SATYANARAYANA NARLAPURAM <satyanarlapuram@gmail.com>

From: SATYANARAYANA NARLAPURAM <satyanarlapuram@gmail.com>
To: Ayush Tiwari <ayushtiwari.slg01@gmail.com>
Cc: Daniel Gustafsson <daniel@yesql.se>, Tomas Vondra <tomas@vondra.me>, PostgreSQL Hackers <pgsql-hackers@lists.postgresql.org>, Heikki Linnakangas <hlinnaka@iki.fi>, Andres Freund <andres@anarazel.de>, Bernd Helmle <mailings@oopsware.de>, Michael Paquier <michael@paquier.xyz>, Michael Banck <mbanck@gmx.net>
Date: 2026-05-05T19:45:09Z
Lists: pgsql-hackers

Attachments

Hi,

On Tue, May 5, 2026 at 12:19 PM Ayush Tiwari <ayushtiwari.slg01@gmail.com>
wrote:

> Hi,
>
> On Wed, 6 May 2026 at 00:38, Daniel Gustafsson <daniel@yesql.se> wrote:
>
>> > On 5 May 2026, at 17:21, Ayush Tiwari <ayushtiwari.slg01@gmail.com>
>> wrote:
>>
>> > I've a small concern in 0001.  The new guard uses only
>> RelationNeedsWAL(reln),
>> > but ProcessSingleRelationByOid() iterates all forks.  For unlogged
>> relations,
>> > the init fork is special, there are several existing call sites that
>> preserve
>> > WAL for INIT_FORKNUM, for example using
>> >
>> >   RelationNeedsWAL(rel) || forknum == INIT_FORKNUM
>> >
>> > and catalog/storage.c notes that unlogged init forks need WAL and sync.
>> >
>> > So I think the condition in ProcessSingleRelationFork() should preserve
>> the
>> > init-fork case, e.g.
>> >
>> >   if (RelationNeedsWAL(reln) || forkNum == INIT_FORKNUM)
>> >       log_newpage_buffer(buf, false);
>>
>> Which failure scenario are you thinking about here?  When dealing with the
>> catalog relation I can see the need but here we are reading, and writing,
>> data
>> pages.  In which case would we need to issue an FPI for an unlogged
>> relation
>> init fork?

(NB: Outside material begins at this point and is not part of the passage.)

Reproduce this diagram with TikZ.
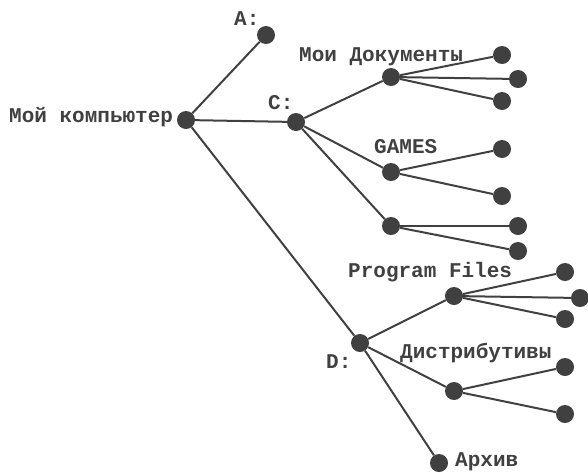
\documentclass[tikz,border=0pt]{standalone}
\usepackage{fontspec}
\setmonofont{Liberation Mono}
\definecolor{dirgray}{HTML}{404040}

\begin{document}
\begin{tikzpicture}[x=1pt,y=-1pt,
    dot/.style={circle,fill=dirgray,inner sep=0pt,minimum size=18pt},
    lbl/.style={anchor=base west,inner sep=0pt,text=dirgray,
      font=\ttfamily\bfseries\fontsize{21}{21}\selectfont},
    branch/.style={draw=dirgray,line width=2pt}]
    \useasboundingbox (0,0) rectangle (588,472);
    % folders
    \node[dot] (pc) at (186,120) {};
    \node[dot] (a) at (266,35) {};
    \node[dot] (c) at (296,122) {};
    \node[dot] (docs) at (391,77) {};
    \node[dot] (games) at (391,172) {};
    \node[dot] (c3) at (391,226) {};
    \node[dot] (d) at (360,343) {};
    \node[dot] (progs) at (454,296) {};
    \node[dot] (distr) at (454,391) {};
    \node[dot] (arch) at (439,463) {};
    % leaves
    \node[dot] (docs1) at (502,55) {};
    \node[dot] (docs2) at (518,79) {};
    \node[dot] (docs3) at (502,101) {};
    \node[dot] (games1) at (502,149) {};
    \node[dot] (games2) at (502,196) {};
    \node[dot] (c31) at (518,226) {};
    \node[dot] (c32) at (518,251) {};
    \node[dot] (progs1) at (565,272) {};
    \node[dot] (progs2) at (580,298) {};
    \node[dot] (progs3) at (565,319) {};
    \node[dot] (distr1) at (565,367) {};
    \node[dot] (distr2) at (565,414) {};
    % names
    \node[lbl] at (9,122) {Мой компьютер};
    \node[lbl] at (234,25) {A:};
    \node[lbl] at (268,109) {C:};
    \node[lbl] at (299,61) {Мои Документы};
    \node[lbl] at (374,153) {GAMES};
    \node[lbl] at (348,277) {Program Files};
    \node[lbl] at (400,358) {Дистрибутивы};
    \node[lbl] at (326,368) {D:};
    \node[lbl] at (455,466) {Архив};
    % branches
    \begin{scope}[on background layer/.try]
    \foreach \u/\v in {pc/a,pc/c,pc/d,c/docs,c/games,c/c3,
        docs/docs1,docs/docs2,docs/docs3,games/games1,games/games2,
        c3/c31,c3/c32,d/progs,d/distr,d/arch,
        progs/progs1,progs/progs2,progs/progs3,distr/distr1,distr/distr2}
      \draw[branch] (\u) -- (\v);
    \end{scope}
\end{tikzpicture}
\end{document}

I might be missing something obvious here.
>>
>
> The case I was thinking about is not the unlogged relation contents
> themselves, but the init fork used as the reset template.  Some unlogged
> indexes can have initialized pages in the init fork, and recovery later
> copies
> that fork to the main fork when resetting unlogged relations.
>
> So my concern was that, during online checksum enable, we might update the
> checksum state of an init-fork page on the primary but not WAL-log an FPI
> for
> it because RelationNeedsWAL(reln) is false.  Then a standby, or recovery
> after
> a crash, could still have the old version of that init fork.  If that fork
> is
> later copied to the main fork after checksums are enabled, it might lead to
> checksum verification failures?
>
> Maybe there is another guarantee that makes this impossible, but I did not
> see
> it from the patch/test.  That is why I wondered whether the condition
> should
> preserve the existing special treatment for INIT_FORKNUM.
>

It is a bug in the code, I added a test in the v2 patch to test this
scenario and the test
failed earlier.

Thanks,
Satya

>